SemiSFL: Split Federated Learning on Unlabeled and Non-IID Data
Yang Xu, Yunming Liao, Hongli Xu, Zhipeng Sun, Liusheng Huang, Chunming Qiao
TL;DR
This work tackles the practical problem of training large models in Split Federated Learning when data are both unlabeled and non-IID across clients. It introduces SemiSFL, a semi-supervised SFL framework that employs clustering regularization by projecting teacher features into pseudo clusters on the server to steer student features, along with a memory queue and projection head to enable cross-client knowledge sharing. A convergence analysis reveals how the interplay between supervised and semi-supervised updates affects learning, and a greedy adaptive algorithm dynamically tunes the global updating frequency to balance efficiency and accuracy. Empirical results across four real-world datasets show that SemiSFL achieves higher accuracy, substantially reduces training time and communication costs, and remains robust to varying data distributions and label availability. These findings demonstrate SemiSFL's potential to enable scalable, privacy-preserving training of large models on heterogeneous edge devices with limited labeling.
Abstract
Federated Learning (FL) has emerged to allow multiple clients to collaboratively train machine learning models on their private data at the network edge. However, training and deploying large-scale models on resource-constrained devices is challenging. Fortunately, Split Federated Learning (SFL) offers a feasible solution by alleviating the computation and/or communication burden on clients. However, existing SFL works often assume sufficient labeled data on clients, which is usually impractical. Besides, data non-IIDness poses another challenge to ensure efficient model training. To our best knowledge, the above two issues have not been simultaneously addressed in SFL. Herein, we propose a novel Semi-supervised SFL system, termed SemiSFL, which incorporates clustering regularization to perform SFL with unlabeled and non-IID client data.
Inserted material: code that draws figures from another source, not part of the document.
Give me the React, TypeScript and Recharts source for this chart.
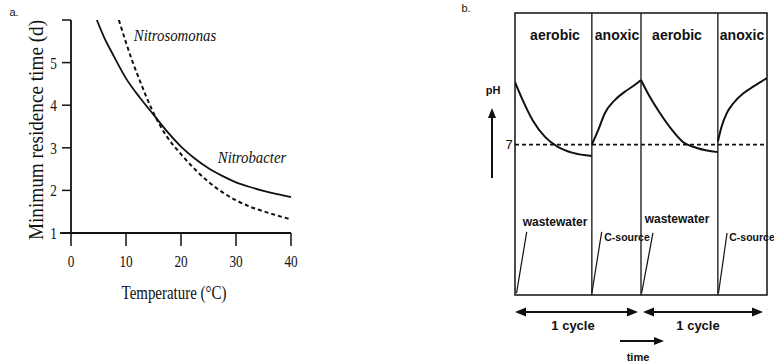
import { LineChart, Line, XAxis, YAxis, ReferenceLine, ReferenceArea } from 'recharts';

// ---- panel a: minimum residence time vs temperature ----
const tempTicks = [0, 10, 20, 30, 40];
const dayTicks = [1, 2, 3, 4, 5, 6];

const nitrobacterTemp = [4.7, 6, 7.5, 10, 12.5, 15, 17.5, 20, 22.5, 25, 27.5, 30, 32.5, 35, 37.5, 40];
const nitrobacterDays = [6.0, 5.6, 5.22, 4.63, 4.18, 3.78, 3.38, 3.03, 2.75, 2.52, 2.34, 2.19, 2.08, 1.99, 1.91, 1.84];

const nitrosomonasTemp = [8.7, 10, 11.25, 12.5, 13.75, 15, 17.5, 20, 22.5, 25, 27.5, 30, 32.5, 35, 37.5, 40];
const nitrosomonasDays = [6.0, 5.47, 5.0, 4.58, 4.18, 3.82, 3.25, 2.85, 2.5, 2.2, 1.96, 1.77, 1.62, 1.51, 1.41, 1.32];

// ---- panel b: pH over two reactor cycles ----
const phaseBounds = [0, 0.61, 1.0, 1.61, 2.0];
const phaseNames = ['aerobic', 'anoxic', 'aerobic', 'anoxic'];

const aerobic1Time = [0, 0.06, 0.14, 0.24, 0.34, 0.46, 0.61];
const aerobic1PH = [8.66, 8.19, 7.65, 7.2, 6.94, 6.78, 6.7];
const anoxic1Time = [0.61, 0.661, 0.714, 0.794, 0.873, 0.952, 1.0];
const anoxic1PH = [7.0, 7.39, 7.84, 8.19, 8.41, 8.59, 8.72];
const aerobic2Time = [1.0, 1.07, 1.15, 1.246, 1.333, 1.444, 1.61];
const aerobic2PH = [8.72, 8.27, 7.84, 7.39, 7.07, 6.91, 6.8];
const anoxic2Time = [1.61, 1.64, 1.68, 1.733, 1.81, 1.89, 2.0];
const anoxic2PH = [7.08, 7.48, 7.83, 8.1, 8.36, 8.54, 8.77];

const feedNames = ['wastewater', 'C-source', 'wastewater', 'C-source'];
const feedTopTime = [0.093, 0.688, 1.095, 1.683];
const feedTopPH = [4.68, 4.68, 4.65, 4.65];
const feedFootTime = [0.012, 0.61, 1.005, 1.615];
const feedFootPH = 3.05;

const zip = (xs: number[], ys: number[], xk: string, yk: string) =>
  xs.map((x, i) => ({ [xk]: x, [yk]: ys[i] }));

const INK = '#111';
const SERIF = '"Liberation Serif", "Times New Roman", serif';
const SANS = '"Liberation Sans", Arial, sans-serif';

function Txt({ x, y, children, style, scale = 1, rotate = 0 }: any) {
  return (
    <div
      style={{
        position: 'absolute', left: x, top: y,
        transform: `translate(-50%, -50%) rotate(${rotate}deg) scale(${scale}, 1)`,
        whiteSpace: 'nowrap', color: INK, lineHeight: 1, ...style,
      }}
    >
      {children}
    </div>
  );
}

// scanned figure: serif digits look tall and narrow
function XTick({ x, y, payload }: any) {
  return (
    <text
      transform={`translate(${x},${y}) scale(0.78,1)`} textAnchor="middle" dy="0.71em"
      fontSize={17} fontFamily={SERIF} fill={INK}
    >
      {payload.value}
    </text>
  );
}

function YTick({ x, y, payload }: any) {
  return (
    <text
      transform={`translate(${x},${y}) scale(0.78,1)`} textAnchor="end" dy="0.355em"
      fontSize={17} fontFamily={SERIF} fill={INK}
    >
      {payload.value === 6 ? '' : payload.value}
    </text>
  );
}

function PanelA() {
  return (
    <div style={{ position: 'absolute', left: 0, top: 0 }}>
      <LineChart width={320} height={310} margin={{ top: 20, right: 29, left: 11, bottom: 7 }}>
        <XAxis
          dataKey="temp" type="number" domain={[0, 40]} ticks={tempTicks} height={70}
          tickSize={13} tickMargin={9} tick={<XTick />}
          axisLine={{ stroke: INK, strokeWidth: 1.8 }} tickLine={{ stroke: INK, strokeWidth: 1.5 }}
        />
        <YAxis
          type="number" domain={[1, 6]} ticks={dayTicks} width={60} allowDataOverflow
          tickSize={9} tickMargin={5} tick={<YTick />}
          axisLine={{ stroke: INK, strokeWidth: 1.8 }} tickLine={{ stroke: INK, strokeWidth: 1.5 }}
        />
        <ReferenceLine
          segment={[{ x: -2, y: 1 }, { x: 0, y: 1 }]} ifOverflow="visible"
          stroke={INK} strokeWidth={1.8}
        />
        <Line
          data={zip(nitrobacterTemp, nitrobacterDays, 'temp', 'days')} dataKey="days"
          type="monotone" stroke={INK} strokeWidth={1.8} dot={false} isAnimationActive={false}
        />
        <Line
          data={zip(nitrosomonasTemp, nitrosomonasDays, 'temp', 'days')} dataKey="days"
          type="monotone" stroke={INK} strokeWidth={2} strokeDasharray="4 3" dot={false}
          isAnimationActive={false}
        />
      </LineChart>
      <Txt x={14} y={12} style={{ fontFamily: SANS, fontSize: 11 }}>a.</Txt>
      <Txt x={175} y={35} scale={0.87} style={{ fontFamily: SERIF, fontSize: 17, fontStyle: 'italic' }}>Nitrosomonas</Txt>
      <Txt x={252} y={157} scale={0.87} style={{ fontFamily: SERIF, fontSize: 17, fontStyle: 'italic' }}>Nitrobacter</Txt>
      <Txt x={174} y={293} scale={0.83} style={{ fontFamily: SERIF, fontSize: 18 }}>Temperature (°C)</Txt>
      <Txt x={36} y={130} rotate={-90} scale={0.96} style={{ fontFamily: SERIF, fontSize: 20 }}>
        Minimum residence time (d)
      </Txt>
    </div>
  );
}

function PanelB() {
  const segments = [
    zip(aerobic1Time, aerobic1PH, 't', 'ph'),
    zip(anoxic1Time, anoxic1PH, 't', 'ph'),
    zip(aerobic2Time, aerobic2PH, 't', 'ph'),
    zip(anoxic2Time, anoxic2PH, 't', 'ph'),
  ];
  const bold = { fontFamily: SANS, fontWeight: 700 };
  return (
    <div style={{ position: 'absolute', left: 460, top: 0 }}>
      <LineChart width={314} height={364} margin={{ top: 13, right: 7, left: 55, bottom: 69 }}>
        <XAxis dataKey="t" type="number" domain={[0, 2]} hide allowDataOverflow />
        <YAxis type="number" domain={[3, 10.5]} hide allowDataOverflow />
        <ReferenceArea x1={0} x2={2} y1={3} y2={10.5} fill="none" stroke={INK} strokeWidth={1.5} />
        {phaseBounds.slice(1, -1).map((b) => (
          <ReferenceLine key={b} x={b} stroke={INK} strokeWidth={1.3} />
        ))}
        <ReferenceLine y={7} stroke={INK} strokeWidth={1.8} strokeDasharray="4 3" />
        {feedNames.map((n, i) => (
          <ReferenceLine
            key={n + i}
            segment={[{ x: feedTopTime[i], y: feedTopPH[i] }, { x: feedFootTime[i], y: feedFootPH }]}
            stroke={INK} strokeWidth={1.2}
          />
        ))}
        {segments.map((d, i) => (
          <Line
            key={i} data={d} dataKey="ph" type="monotone" stroke={INK} strokeWidth={2}
            dot={false} isAnimationActive={false}
          />
        ))}
      </LineChart>
      <svg width={314} height={364} style={{ position: 'absolute', left: 0, top: 0, pointerEvents: 'none' }}>
        {/* pH up arrow */}
        <line x1={32} y1={178} x2={32} y2={116} stroke={INK} strokeWidth={2} />
        <polygon points="32,108 28,118 36,118" fill={INK} />
        {/* 1 cycle arrows */}
        <line x1={62} y1={312} x2={171} y2={312} stroke={INK} strokeWidth={2} />
        <polygon points="55,312 66,307.5 66,316.5" fill={INK} />
        <polygon points="178,312 167,307.5 167,316.5" fill={INK} />
        <line x1={190} y1={312} x2={296} y2={312} stroke={INK} strokeWidth={2} />
        <polygon points="183,312 194,307.5 194,316.5" fill={INK} />
        <polygon points="303,312 292,307.5 292,316.5" fill={INK} />
        {/* time arrow */}
        <line x1={160} y1={341} x2={196} y2={341} stroke={INK} strokeWidth={2} />
        <polygon points="204,341 194,337 194,345" fill={INK} />
      </svg>
      <Txt x={6} y={8} style={{ fontFamily: SANS, fontSize: 11 }}>b.</Txt>
      {phaseNames.map((n, i) => (
        <Txt key={i} x={[95, 157, 217, 282][i]} y={35} style={{ ...bold, fontSize: 14 }}>{n}</Txt>
      ))}
      <Txt x={33} y={90} style={{ ...bold, fontSize: 11 }}>pH</Txt>
      <Txt x={49} y={144} style={{ fontFamily: SANS, fontSize: 13 }}>7</Txt>
      <Txt x={95} y={222} style={{ ...bold, fontSize: 12 }}>{feedNames[0]}</Txt>
      <Txt x={167} y={237} style={{ ...bold, fontSize: 10.5 }}>{feedNames[1]}</Txt>
      <Txt x={217} y={219} style={{ ...bold, fontSize: 12 }}>{feedNames[2]}</Txt>
      <Txt x={292} y={237} style={{ ...bold, fontSize: 10.5 }}>{feedNames[3]}</Txt>
      <Txt x={113} y={325} style={{ ...bold, fontSize: 13 }}>1 cycle</Txt>
      <Txt x={238} y={325} style={{ ...bold, fontSize: 13 }}>1 cycle</Txt>
      <Txt x={178} y={357} style={{ ...bold, fontSize: 11 }}>time</Txt>
    </div>
  );
}

export default function App() {
  return (
    <div style={{ position: 'absolute', left: 0, top: 0, width: 774, height: 364, background: '#fff', overflow: 'hidden' }}>
      <PanelA />
      <PanelB />
    </div>
  );
}
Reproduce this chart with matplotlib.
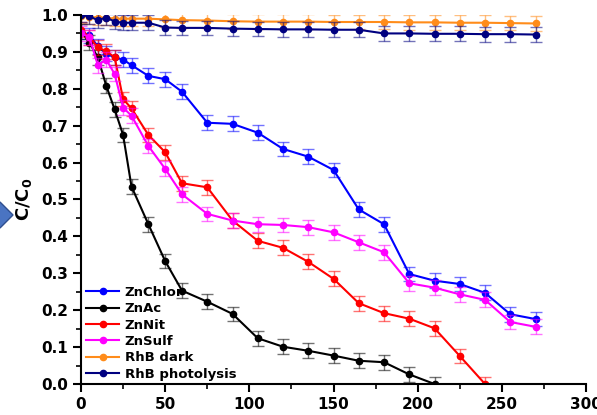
import matplotlib
matplotlib.use("Agg")
import matplotlib.pyplot as plt
from matplotlib.patches import Polygon
import numpy as np

# time (min)
t_all = [0, 5, 10, 15, 20, 25, 30, 40, 50, 60, 75, 90, 105, 120, 135, 150,
         165, 180, 195, 210, 225, 240, 255, 270]

zn_chlor = [0.955, 0.945, 0.915, 0.895, 0.885, 0.879, 0.864, 0.835, 0.826, 0.792,
            0.708, 0.705, 0.681, 0.637, 0.616, 0.580, 0.473, 0.433, 0.298, 0.280,
            0.271, 0.247, 0.189, 0.176]
zn_ac = [0.955, 0.925, 0.885, 0.808, 0.744, 0.675, 0.535, 0.433, 0.333, 0.253,
         0.223, 0.190, 0.124, 0.101, 0.090, 0.077, 0.063, 0.059, 0.026, 0.0]
zn_nit = [0.960, 0.940, 0.912, 0.902, 0.885, 0.772, 0.747, 0.675, 0.628, 0.544,
          0.533, 0.443, 0.388, 0.369, 0.331, 0.285, 0.219, 0.192, 0.177, 0.151,
          0.076, 0.0]
zn_sulf = [0.950, 0.940, 0.864, 0.879, 0.840, 0.749, 0.727, 0.645, 0.583, 0.514,
           0.461, 0.443, 0.433, 0.431, 0.425, 0.411, 0.384, 0.357, 0.273, 0.261,
           0.243, 0.228, 0.168, 0.155]
rhb_dark = [0.998, 0.995, 0.993, 0.993, 0.990, 0.990, 0.990, 0.990, 0.988, 0.986,
            0.985, 0.983, 0.982, 0.982, 0.982, 0.981, 0.981, 0.981, 0.980, 0.980,
            0.979, 0.979, 0.978, 0.977]
rhb_phot = [1.0, 0.996, 0.986, 0.993, 0.982, 0.979, 0.979, 0.979, 0.966, 0.965,
            0.965, 0.963, 0.962, 0.961, 0.961, 0.960, 0.960, 0.950, 0.950, 0.949,
            0.949, 0.948, 0.948, 0.947]

labels = ["ZnChlor", "ZnAc", "ZnNit", "ZnSulf", "RhB dark", "RhB photolysis"]
colors = ["#0000ff", "#000000", "#ff0000", "#ff00ff", "#ff8c1a", "#000080"]
series = [zn_chlor, zn_ac, zn_nit, zn_sulf, rhb_dark, rhb_phot]
err = 0.02

fig = plt.figure(figsize=(5.97, 4.15), dpi=100)
ax = fig.add_axes([0.1357, 0.0747, 0.8459, 0.8892])

for y, c, lab in zip(series, colors, labels):
    x = t_all[:len(y)]
    ax.errorbar(x, y, yerr=err, fmt="none", ecolor=c, alpha=0.55,
                elinewidth=1.0, capsize=4, capthick=1.0)
    ax.plot(x, y, "-o", color=c, lw=1.5, ms=4.5, label=lab)

ax.set_xlim(0, 300)
ax.set_ylim(0, 1.0)
ax.set_xticks(np.arange(0, 301, 50))
ax.set_xticks(np.arange(25, 300, 50), minor=True)
ax.set_yticks(np.arange(0, 1.01, 0.1))
ax.set_yticks(np.arange(0.05, 1.0, 0.1), minor=True)
ax.yaxis.set_major_formatter(matplotlib.ticker.FormatStrFormatter("%.1f"))
for s in ["top", "right"]:
    ax.spines[s].set_visible(False)
for s in ["left", "bottom"]:
    ax.spines[s].set_linewidth(1.5)
ax.tick_params(which="major", direction="out", length=6, width=1.5, labelsize=11)
ax.tick_params(which="minor", direction="out", length=3.5, width=1.2)
for lbl in ax.get_xticklabels() + ax.get_yticklabels():
    lbl.set_fontweight("bold")
ax.set_ylabel("C/C$_\\mathbf{0}$", fontsize=13, fontweight="bold", labelpad=5)

leg = ax.legend(loc="lower left", bbox_to_anchor=(-0.005, -0.012), frameon=False,
                prop={"weight": "bold", "size": 9.5}, handlelength=2.5,
                labelspacing=0.25, handletextpad=0.4, borderaxespad=0.2)

# partially visible diamond on the left edge
diamond = Polygon([[0 / 597, 1 - 202 / 415], [13 / 597, 1 - 215 / 415],
                   [0 / 597, 1 - 228 / 415], [-13 / 597, 1 - 215 / 415]],
                  closed=True, transform=fig.transFigure,
                  facecolor="#4a74c2", edgecolor="#2f4f8f", lw=1)
fig.patches.append(diamond)

fig.savefig("out.png", dpi=100)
Moreover, our theoretical and experimental investigations into model convergence reveal that the inconsistent training processes on labeled and unlabeled data have an influence on the effectiveness of clustering regularization. To mitigate the training inconsistency, we develop an algorithm for dynamically adjusting the global updating frequency, so as to improve training performance. Extensive experiments on benchmark models and datasets show that our system provides a 3.8x speed-up in training time, reduces the communication cost by about 70.3% while reaching the target accuracy, and achieves up to 5.8% improvement in accuracy under non-IID scenarios compared to the state-of-the-art baselines.